* _Dataset section_
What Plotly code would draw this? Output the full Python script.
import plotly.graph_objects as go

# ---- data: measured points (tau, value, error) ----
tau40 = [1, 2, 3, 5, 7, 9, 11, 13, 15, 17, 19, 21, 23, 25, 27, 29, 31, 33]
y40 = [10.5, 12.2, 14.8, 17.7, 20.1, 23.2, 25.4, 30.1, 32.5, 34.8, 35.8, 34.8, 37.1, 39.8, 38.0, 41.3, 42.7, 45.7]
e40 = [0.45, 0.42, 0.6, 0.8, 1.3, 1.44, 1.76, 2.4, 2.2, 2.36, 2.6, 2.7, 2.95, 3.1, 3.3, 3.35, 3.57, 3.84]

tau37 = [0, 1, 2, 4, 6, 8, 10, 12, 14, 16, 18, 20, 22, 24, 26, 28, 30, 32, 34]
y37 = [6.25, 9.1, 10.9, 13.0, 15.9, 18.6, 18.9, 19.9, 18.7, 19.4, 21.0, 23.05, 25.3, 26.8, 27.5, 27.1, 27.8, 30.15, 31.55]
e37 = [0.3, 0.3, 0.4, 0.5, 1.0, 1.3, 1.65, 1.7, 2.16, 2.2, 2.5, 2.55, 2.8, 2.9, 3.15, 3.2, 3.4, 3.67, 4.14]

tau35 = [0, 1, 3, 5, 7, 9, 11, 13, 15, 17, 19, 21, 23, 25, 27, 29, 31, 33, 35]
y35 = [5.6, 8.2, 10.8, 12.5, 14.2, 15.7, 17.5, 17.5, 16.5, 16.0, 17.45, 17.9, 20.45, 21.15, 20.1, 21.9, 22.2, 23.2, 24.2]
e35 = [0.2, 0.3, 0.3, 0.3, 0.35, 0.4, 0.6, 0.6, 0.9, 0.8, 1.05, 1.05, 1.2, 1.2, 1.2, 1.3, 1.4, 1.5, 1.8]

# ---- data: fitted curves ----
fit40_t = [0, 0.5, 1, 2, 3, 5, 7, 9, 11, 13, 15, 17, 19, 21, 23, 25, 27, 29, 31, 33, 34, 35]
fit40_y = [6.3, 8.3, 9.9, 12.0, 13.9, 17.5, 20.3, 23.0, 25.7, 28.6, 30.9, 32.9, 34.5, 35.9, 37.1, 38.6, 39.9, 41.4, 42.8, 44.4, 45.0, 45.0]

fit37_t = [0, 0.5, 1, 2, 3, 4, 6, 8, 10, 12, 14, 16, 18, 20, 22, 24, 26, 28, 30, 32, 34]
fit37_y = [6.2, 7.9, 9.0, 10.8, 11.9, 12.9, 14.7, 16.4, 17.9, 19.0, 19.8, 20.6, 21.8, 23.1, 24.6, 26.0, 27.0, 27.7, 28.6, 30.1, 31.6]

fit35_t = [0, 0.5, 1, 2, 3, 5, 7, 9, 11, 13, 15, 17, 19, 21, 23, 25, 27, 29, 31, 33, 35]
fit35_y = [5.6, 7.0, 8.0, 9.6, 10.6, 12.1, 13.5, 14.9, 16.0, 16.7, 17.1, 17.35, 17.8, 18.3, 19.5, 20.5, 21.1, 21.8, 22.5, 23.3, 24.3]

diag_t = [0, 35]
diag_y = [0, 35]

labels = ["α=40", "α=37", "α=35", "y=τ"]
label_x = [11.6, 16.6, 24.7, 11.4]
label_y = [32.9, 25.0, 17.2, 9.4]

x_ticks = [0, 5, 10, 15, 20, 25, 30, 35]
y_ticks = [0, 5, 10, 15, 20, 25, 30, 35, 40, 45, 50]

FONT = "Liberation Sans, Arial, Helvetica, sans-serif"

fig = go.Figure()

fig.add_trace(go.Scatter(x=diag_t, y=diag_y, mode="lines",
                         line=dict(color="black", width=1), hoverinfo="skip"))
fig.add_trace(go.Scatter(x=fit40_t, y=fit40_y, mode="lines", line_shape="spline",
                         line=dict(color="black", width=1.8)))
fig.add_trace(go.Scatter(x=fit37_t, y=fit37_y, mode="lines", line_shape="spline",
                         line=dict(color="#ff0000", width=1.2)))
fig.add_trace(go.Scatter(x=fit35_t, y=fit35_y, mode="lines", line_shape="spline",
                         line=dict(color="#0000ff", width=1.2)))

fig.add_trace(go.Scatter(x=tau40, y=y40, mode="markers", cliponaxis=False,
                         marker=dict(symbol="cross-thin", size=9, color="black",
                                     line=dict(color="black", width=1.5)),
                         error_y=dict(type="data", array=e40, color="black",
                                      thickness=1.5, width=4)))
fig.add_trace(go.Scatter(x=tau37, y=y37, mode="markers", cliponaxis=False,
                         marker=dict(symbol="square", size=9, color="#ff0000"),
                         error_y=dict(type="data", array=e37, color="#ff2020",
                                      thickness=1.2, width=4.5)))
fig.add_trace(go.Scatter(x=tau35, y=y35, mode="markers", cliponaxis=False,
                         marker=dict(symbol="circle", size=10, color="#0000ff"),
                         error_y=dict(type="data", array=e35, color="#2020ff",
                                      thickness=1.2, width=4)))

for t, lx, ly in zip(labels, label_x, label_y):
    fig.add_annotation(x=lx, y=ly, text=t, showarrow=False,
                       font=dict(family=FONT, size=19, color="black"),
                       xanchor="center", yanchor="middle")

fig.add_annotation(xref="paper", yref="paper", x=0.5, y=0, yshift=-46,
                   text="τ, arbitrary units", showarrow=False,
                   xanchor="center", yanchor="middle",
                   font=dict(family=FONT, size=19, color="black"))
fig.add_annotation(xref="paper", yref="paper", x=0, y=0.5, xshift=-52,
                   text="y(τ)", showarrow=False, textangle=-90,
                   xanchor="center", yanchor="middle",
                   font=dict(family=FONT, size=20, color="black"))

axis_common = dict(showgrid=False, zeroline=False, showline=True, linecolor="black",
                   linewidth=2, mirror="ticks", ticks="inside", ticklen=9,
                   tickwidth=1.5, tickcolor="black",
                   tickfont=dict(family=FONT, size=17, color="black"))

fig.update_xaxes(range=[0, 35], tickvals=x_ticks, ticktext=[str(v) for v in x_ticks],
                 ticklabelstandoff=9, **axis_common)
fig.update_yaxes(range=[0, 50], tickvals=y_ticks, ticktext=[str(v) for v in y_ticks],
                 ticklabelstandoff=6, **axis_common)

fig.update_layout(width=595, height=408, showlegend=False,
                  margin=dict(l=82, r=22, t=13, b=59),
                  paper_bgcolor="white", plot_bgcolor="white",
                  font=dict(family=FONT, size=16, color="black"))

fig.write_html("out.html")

* _Work to do_
Lines from the start of the material above through the line containing "44.4, 45.0, 45.0]" are to be duplicated exactly, and only those.

* _Problem solution_
What Plotly code would draw this? Output the full Python script.
import plotly.graph_objects as go

# ---- data: measured points (tau, value, error) ----
tau40 = [1, 2, 3, 5, 7, 9, 11, 13, 15, 17, 19, 21, 23, 25, 27, 29, 31, 33]
y40 = [10.5, 12.2, 14.8, 17.7, 20.1, 23.2, 25.4, 30.1, 32.5, 34.8, 35.8, 34.8, 37.1, 39.8, 38.0, 41.3, 42.7, 45.7]
e40 = [0.45, 0.42, 0.6, 0.8, 1.3, 1.44, 1.76, 2.4, 2.2, 2.36, 2.6, 2.7, 2.95, 3.1, 3.3, 3.35, 3.57, 3.84]

tau37 = [0, 1, 2, 4, 6, 8, 10, 12, 14, 16, 18, 20, 22, 24, 26, 28, 30, 32, 34]
y37 = [6.25, 9.1, 10.9, 13.0, 15.9, 18.6, 18.9, 19.9, 18.7, 19.4, 21.0, 23.05, 25.3, 26.8, 27.5, 27.1, 27.8, 30.15, 31.55]
e37 = [0.3, 0.3, 0.4, 0.5, 1.0, 1.3, 1.65, 1.7, 2.16, 2.2, 2.5, 2.55, 2.8, 2.9, 3.15, 3.2, 3.4, 3.67, 4.14]

tau35 = [0, 1, 3, 5, 7, 9, 11, 13, 15, 17, 19, 21, 23, 25, 27, 29, 31, 33, 35]
y35 = [5.6, 8.2, 10.8, 12.5, 14.2, 15.7, 17.5, 17.5, 16.5, 16.0, 17.45, 17.9, 20.45, 21.15, 20.1, 21.9, 22.2, 23.2, 24.2]
e35 = [0.2, 0.3, 0.3, 0.3, 0.35, 0.4, 0.6, 0.6, 0.9, 0.8, 1.05, 1.05, 1.2, 1.2, 1.2, 1.3, 1.4, 1.5, 1.8]

# ---- data: fitted curves ----
fit40_t = [0, 0.5, 1, 2, 3, 5, 7, 9, 11, 13, 15, 17, 19, 21, 23, 25, 27, 29, 31, 33, 34, 35]
fit40_y = [6.3, 8.3, 9.9, 12.0, 13.9, 17.5, 20.3, 23.0, 25.7, 28.6, 30.9, 32.9, 34.5, 35.9, 37.1, 38.6, 39.9, 41.4, 42.8, 44.4, 45.0, 45.0]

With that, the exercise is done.